- **Source material**:
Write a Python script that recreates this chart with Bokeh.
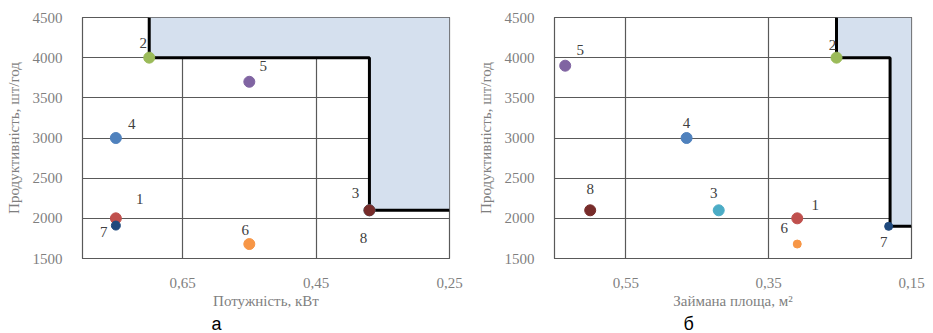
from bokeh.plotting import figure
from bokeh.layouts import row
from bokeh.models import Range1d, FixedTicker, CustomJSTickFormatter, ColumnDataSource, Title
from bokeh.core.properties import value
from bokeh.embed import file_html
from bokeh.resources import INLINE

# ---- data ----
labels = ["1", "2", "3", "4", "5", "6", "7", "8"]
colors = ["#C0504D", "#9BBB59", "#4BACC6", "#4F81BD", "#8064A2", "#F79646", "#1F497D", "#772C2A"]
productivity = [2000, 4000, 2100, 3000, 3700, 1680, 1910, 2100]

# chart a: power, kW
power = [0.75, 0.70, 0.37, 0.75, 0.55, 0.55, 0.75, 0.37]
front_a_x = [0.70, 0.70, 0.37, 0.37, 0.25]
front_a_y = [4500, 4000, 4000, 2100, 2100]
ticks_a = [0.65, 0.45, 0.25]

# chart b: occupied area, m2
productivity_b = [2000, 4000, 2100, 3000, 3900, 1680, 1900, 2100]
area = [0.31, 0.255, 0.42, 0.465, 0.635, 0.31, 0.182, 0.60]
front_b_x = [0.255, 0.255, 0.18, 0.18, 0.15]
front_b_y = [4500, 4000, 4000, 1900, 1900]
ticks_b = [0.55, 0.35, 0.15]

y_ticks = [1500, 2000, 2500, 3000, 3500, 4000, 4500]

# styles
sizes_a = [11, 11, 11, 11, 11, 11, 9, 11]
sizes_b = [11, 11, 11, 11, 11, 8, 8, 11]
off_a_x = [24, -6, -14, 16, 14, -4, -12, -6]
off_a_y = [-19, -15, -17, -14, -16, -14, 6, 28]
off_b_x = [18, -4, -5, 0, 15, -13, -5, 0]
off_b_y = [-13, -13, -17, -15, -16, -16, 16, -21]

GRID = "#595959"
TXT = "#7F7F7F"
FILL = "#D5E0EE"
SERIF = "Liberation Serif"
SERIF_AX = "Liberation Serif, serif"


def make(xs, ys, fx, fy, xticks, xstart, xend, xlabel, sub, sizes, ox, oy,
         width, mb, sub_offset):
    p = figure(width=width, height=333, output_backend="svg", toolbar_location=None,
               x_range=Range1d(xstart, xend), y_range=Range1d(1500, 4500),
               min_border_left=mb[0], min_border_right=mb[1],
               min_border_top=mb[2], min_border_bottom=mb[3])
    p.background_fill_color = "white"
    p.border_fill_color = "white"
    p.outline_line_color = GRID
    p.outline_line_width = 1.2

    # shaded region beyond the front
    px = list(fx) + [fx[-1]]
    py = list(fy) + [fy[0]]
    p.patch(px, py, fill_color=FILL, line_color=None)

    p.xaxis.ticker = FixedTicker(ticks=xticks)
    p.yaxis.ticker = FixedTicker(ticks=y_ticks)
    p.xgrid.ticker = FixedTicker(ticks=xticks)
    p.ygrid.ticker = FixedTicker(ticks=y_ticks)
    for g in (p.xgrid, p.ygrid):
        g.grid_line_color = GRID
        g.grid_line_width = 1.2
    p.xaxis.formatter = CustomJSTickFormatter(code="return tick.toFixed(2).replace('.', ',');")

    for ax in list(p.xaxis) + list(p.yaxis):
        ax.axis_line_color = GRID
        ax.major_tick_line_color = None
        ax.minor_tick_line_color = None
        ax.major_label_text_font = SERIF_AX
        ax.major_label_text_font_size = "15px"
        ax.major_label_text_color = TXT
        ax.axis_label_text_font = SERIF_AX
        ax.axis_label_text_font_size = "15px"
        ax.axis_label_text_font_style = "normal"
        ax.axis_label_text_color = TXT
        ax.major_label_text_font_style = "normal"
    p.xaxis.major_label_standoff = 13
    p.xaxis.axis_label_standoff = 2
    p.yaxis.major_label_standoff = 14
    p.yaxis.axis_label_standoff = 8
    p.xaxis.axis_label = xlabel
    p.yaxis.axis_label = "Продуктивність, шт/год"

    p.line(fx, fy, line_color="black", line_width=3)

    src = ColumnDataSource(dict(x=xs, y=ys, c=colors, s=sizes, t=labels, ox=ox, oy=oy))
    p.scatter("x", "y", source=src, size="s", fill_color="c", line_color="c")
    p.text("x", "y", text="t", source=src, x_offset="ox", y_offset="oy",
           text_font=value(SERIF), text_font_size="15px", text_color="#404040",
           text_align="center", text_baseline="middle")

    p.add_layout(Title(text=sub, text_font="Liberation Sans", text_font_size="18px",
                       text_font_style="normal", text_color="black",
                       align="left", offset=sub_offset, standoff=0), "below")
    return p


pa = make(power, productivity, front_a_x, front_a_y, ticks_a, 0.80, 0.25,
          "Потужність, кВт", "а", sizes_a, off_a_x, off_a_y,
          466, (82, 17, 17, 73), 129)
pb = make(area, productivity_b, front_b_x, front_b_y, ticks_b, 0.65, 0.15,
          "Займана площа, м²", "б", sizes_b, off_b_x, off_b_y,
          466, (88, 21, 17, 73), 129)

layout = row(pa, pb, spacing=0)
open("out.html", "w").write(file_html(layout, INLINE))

- **Instructions to follow**:
Only the lines from the start of the material through the line containing "ticks_a = [0.65, 0.45, 0.25]" should be transcribed. Pictures stay out.

- **Response to this exercise**:
Write a Python script that recreates this chart with Bokeh.
from bokeh.plotting import figure
from bokeh.layouts import row
from bokeh.models import Range1d, FixedTicker, CustomJSTickFormatter, ColumnDataSource, Title
from bokeh.core.properties import value
from bokeh.embed import file_html
from bokeh.resources import INLINE

# ---- data ----
labels = ["1", "2", "3", "4", "5", "6", "7", "8"]
colors = ["#C0504D", "#9BBB59", "#4BACC6", "#4F81BD", "#8064A2", "#F79646", "#1F497D", "#772C2A"]
productivity = [2000, 4000, 2100, 3000, 3700, 1680, 1910, 2100]

# chart a: power, kW
power = [0.75, 0.70, 0.37, 0.75, 0.55, 0.55, 0.75, 0.37]
front_a_x = [0.70, 0.70, 0.37, 0.37, 0.25]
front_a_y = [4500, 4000, 4000, 2100, 2100]
ticks_a = [0.65, 0.45, 0.25]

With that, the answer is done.